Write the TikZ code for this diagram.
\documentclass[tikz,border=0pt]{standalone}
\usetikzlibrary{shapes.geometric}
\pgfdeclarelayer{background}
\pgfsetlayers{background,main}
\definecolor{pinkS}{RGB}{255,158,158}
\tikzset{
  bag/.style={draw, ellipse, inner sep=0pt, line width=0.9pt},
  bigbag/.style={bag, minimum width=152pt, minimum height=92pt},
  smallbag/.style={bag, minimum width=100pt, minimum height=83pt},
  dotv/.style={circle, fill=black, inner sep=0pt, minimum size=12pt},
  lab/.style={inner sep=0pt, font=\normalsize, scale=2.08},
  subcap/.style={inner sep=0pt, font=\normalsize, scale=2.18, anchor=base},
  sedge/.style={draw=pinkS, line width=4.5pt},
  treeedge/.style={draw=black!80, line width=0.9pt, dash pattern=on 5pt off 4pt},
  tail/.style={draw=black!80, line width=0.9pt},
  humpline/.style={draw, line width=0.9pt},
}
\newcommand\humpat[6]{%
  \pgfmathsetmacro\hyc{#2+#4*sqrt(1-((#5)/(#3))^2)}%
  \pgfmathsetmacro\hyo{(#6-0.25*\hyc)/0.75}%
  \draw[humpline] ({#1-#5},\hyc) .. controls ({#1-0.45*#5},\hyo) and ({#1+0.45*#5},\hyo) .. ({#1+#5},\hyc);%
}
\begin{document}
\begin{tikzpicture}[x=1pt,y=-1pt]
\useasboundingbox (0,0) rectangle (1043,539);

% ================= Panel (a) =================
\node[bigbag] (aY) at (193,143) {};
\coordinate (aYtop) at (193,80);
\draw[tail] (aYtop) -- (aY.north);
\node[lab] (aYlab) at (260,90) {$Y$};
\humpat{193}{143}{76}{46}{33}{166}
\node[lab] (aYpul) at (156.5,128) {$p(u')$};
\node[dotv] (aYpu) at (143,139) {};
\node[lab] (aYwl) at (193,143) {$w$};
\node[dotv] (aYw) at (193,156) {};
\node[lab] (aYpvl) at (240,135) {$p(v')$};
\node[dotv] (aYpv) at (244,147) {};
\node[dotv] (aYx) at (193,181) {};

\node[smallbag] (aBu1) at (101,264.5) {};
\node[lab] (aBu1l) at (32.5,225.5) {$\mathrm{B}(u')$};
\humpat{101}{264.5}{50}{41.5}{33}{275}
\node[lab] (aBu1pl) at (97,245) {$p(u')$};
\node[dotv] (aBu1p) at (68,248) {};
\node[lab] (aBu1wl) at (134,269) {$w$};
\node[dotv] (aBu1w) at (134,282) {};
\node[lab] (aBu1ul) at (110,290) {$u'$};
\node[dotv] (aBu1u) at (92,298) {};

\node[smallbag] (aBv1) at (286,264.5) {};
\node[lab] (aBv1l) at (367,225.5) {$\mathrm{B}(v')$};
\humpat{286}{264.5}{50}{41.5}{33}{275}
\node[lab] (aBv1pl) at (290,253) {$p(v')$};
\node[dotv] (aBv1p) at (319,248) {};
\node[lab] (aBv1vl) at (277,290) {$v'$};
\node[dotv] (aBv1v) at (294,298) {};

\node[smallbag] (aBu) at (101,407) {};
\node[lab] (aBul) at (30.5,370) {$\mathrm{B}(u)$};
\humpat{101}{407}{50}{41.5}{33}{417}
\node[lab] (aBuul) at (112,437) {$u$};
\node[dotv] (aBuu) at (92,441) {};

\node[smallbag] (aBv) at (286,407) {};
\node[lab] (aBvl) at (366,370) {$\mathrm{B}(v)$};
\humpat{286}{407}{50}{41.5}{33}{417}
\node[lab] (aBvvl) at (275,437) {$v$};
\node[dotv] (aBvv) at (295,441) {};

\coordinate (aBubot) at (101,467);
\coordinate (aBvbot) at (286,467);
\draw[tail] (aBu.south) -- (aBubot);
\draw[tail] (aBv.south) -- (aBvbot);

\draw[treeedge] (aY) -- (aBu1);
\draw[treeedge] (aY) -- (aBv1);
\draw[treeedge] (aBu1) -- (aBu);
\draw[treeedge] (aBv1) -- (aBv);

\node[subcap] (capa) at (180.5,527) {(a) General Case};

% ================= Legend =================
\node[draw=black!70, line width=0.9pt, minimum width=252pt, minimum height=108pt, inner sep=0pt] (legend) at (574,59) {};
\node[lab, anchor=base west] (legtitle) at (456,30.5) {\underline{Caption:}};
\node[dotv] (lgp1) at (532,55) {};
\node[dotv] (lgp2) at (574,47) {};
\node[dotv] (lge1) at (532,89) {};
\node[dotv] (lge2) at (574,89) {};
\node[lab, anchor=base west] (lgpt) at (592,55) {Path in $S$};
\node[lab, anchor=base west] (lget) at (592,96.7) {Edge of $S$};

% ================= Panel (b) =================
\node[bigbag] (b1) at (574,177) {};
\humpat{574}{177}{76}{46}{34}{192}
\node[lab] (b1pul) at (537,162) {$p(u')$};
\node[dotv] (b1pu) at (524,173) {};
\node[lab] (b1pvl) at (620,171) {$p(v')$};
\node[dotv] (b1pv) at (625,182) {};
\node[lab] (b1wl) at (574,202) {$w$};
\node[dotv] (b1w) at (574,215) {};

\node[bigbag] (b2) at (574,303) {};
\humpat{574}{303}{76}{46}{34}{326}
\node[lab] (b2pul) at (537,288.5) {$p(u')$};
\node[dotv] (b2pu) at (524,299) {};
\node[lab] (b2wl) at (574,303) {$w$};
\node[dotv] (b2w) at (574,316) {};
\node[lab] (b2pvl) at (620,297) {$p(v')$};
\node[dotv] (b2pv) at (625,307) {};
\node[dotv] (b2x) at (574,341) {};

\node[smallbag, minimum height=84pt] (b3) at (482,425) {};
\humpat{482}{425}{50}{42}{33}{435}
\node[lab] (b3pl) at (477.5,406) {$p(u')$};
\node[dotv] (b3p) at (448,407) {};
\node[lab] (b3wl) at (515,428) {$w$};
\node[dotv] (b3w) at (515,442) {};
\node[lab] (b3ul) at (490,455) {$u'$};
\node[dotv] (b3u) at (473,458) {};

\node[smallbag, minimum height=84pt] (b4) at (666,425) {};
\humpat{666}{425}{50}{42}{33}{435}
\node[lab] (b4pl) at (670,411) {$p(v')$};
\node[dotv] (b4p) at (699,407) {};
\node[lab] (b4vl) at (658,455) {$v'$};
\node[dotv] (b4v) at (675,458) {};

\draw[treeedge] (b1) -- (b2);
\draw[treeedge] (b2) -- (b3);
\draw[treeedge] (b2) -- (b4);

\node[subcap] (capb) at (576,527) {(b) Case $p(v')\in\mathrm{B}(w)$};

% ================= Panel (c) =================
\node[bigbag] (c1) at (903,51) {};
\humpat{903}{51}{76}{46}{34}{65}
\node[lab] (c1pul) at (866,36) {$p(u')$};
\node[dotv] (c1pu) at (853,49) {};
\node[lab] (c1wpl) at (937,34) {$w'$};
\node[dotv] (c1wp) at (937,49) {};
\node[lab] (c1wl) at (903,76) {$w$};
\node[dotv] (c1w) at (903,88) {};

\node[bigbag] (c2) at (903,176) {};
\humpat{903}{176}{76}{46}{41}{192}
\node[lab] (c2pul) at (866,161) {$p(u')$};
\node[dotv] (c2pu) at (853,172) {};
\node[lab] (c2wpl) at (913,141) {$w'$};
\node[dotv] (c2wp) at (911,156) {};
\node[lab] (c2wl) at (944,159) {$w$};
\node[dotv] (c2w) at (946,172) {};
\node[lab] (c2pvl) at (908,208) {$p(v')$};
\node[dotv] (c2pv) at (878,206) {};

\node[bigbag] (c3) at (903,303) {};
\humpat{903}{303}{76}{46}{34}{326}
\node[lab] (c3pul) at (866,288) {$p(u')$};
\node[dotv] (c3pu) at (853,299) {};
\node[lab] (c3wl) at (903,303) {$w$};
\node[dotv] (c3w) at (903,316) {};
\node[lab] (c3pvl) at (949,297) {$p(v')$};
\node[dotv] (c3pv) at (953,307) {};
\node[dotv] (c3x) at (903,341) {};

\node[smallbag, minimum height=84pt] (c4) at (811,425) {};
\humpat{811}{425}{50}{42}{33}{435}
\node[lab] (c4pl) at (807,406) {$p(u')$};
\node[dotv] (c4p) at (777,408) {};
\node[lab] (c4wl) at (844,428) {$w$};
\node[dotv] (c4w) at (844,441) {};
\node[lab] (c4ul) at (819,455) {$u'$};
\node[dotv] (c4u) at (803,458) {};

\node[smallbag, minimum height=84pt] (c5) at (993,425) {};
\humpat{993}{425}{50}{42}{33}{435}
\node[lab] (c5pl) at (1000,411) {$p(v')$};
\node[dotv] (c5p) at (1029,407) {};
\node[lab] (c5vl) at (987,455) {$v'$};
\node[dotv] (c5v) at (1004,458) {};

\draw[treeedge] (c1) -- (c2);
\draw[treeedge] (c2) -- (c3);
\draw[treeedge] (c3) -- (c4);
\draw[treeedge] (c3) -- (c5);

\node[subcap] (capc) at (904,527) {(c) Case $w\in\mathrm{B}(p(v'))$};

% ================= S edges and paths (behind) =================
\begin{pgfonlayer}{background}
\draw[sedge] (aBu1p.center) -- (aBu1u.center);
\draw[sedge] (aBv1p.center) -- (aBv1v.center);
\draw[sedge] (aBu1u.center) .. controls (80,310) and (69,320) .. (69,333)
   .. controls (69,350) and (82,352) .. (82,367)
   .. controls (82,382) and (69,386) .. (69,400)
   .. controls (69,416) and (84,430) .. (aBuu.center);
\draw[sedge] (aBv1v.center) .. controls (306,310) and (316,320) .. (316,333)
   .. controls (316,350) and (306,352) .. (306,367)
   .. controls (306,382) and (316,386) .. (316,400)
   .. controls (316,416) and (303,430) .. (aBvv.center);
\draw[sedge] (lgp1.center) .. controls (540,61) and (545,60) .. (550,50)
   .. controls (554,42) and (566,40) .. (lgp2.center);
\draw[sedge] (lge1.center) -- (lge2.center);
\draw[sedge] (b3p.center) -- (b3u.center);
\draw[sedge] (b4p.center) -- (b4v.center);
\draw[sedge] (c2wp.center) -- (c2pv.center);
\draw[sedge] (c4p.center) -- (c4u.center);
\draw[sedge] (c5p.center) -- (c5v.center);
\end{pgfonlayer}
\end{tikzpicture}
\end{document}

§ **Problem statement**:
Reproduce, please, the lines of the material from its first line down to the line containing "(aBu1u) at (92,298)", keeping both ends and nothing beyond them.

§ **Solution for this exercise**:
Write the TikZ code for this diagram.
\documentclass[tikz,border=0pt]{standalone}
\usetikzlibrary{shapes.geometric}
\pgfdeclarelayer{background}
\pgfsetlayers{background,main}
\definecolor{pinkS}{RGB}{255,158,158}
\tikzset{
  bag/.style={draw, ellipse, inner sep=0pt, line width=0.9pt},
  bigbag/.style={bag, minimum width=152pt, minimum height=92pt},
  smallbag/.style={bag, minimum width=100pt, minimum height=83pt},
  dotv/.style={circle, fill=black, inner sep=0pt, minimum size=12pt},
  lab/.style={inner sep=0pt, font=\normalsize, scale=2.08},
  subcap/.style={inner sep=0pt, font=\normalsize, scale=2.18, anchor=base},
  sedge/.style={draw=pinkS, line width=4.5pt},
  treeedge/.style={draw=black!80, line width=0.9pt, dash pattern=on 5pt off 4pt},
  tail/.style={draw=black!80, line width=0.9pt},
  humpline/.style={draw, line width=0.9pt},
}
\newcommand\humpat[6]{%
  \pgfmathsetmacro\hyc{#2+#4*sqrt(1-((#5)/(#3))^2)}%
  \pgfmathsetmacro\hyo{(#6-0.25*\hyc)/0.75}%
  \draw[humpline] ({#1-#5},\hyc) .. controls ({#1-0.45*#5},\hyo) and ({#1+0.45*#5},\hyo) .. ({#1+#5},\hyc);%
}
\begin{document}
\begin{tikzpicture}[x=1pt,y=-1pt]
\useasboundingbox (0,0) rectangle (1043,539);

% ================= Panel (a) =================
\node[bigbag] (aY) at (193,143) {};
\coordinate (aYtop) at (193,80);
\draw[tail] (aYtop) -- (aY.north);
\node[lab] (aYlab) at (260,90) {$Y$};
\humpat{193}{143}{76}{46}{33}{166}
\node[lab] (aYpul) at (156.5,128) {$p(u')$};
\node[dotv] (aYpu) at (143,139) {};
\node[lab] (aYwl) at (193,143) {$w$};
\node[dotv] (aYw) at (193,156) {};
\node[lab] (aYpvl) at (240,135) {$p(v')$};
\node[dotv] (aYpv) at (244,147) {};
\node[dotv] (aYx) at (193,181) {};

\node[smallbag] (aBu1) at (101,264.5) {};
\node[lab] (aBu1l) at (32.5,225.5) {$\mathrm{B}(u')$};
\humpat{101}{264.5}{50}{41.5}{33}{275}
\node[lab] (aBu1pl) at (97,245) {$p(u')$};
\node[dotv] (aBu1p) at (68,248) {};
\node[lab] (aBu1wl) at (134,269) {$w$};
\node[dotv] (aBu1w) at (134,282) {};
\node[lab] (aBu1ul) at (110,290) {$u'$};
\node[dotv] (aBu1u) at (92,298) {};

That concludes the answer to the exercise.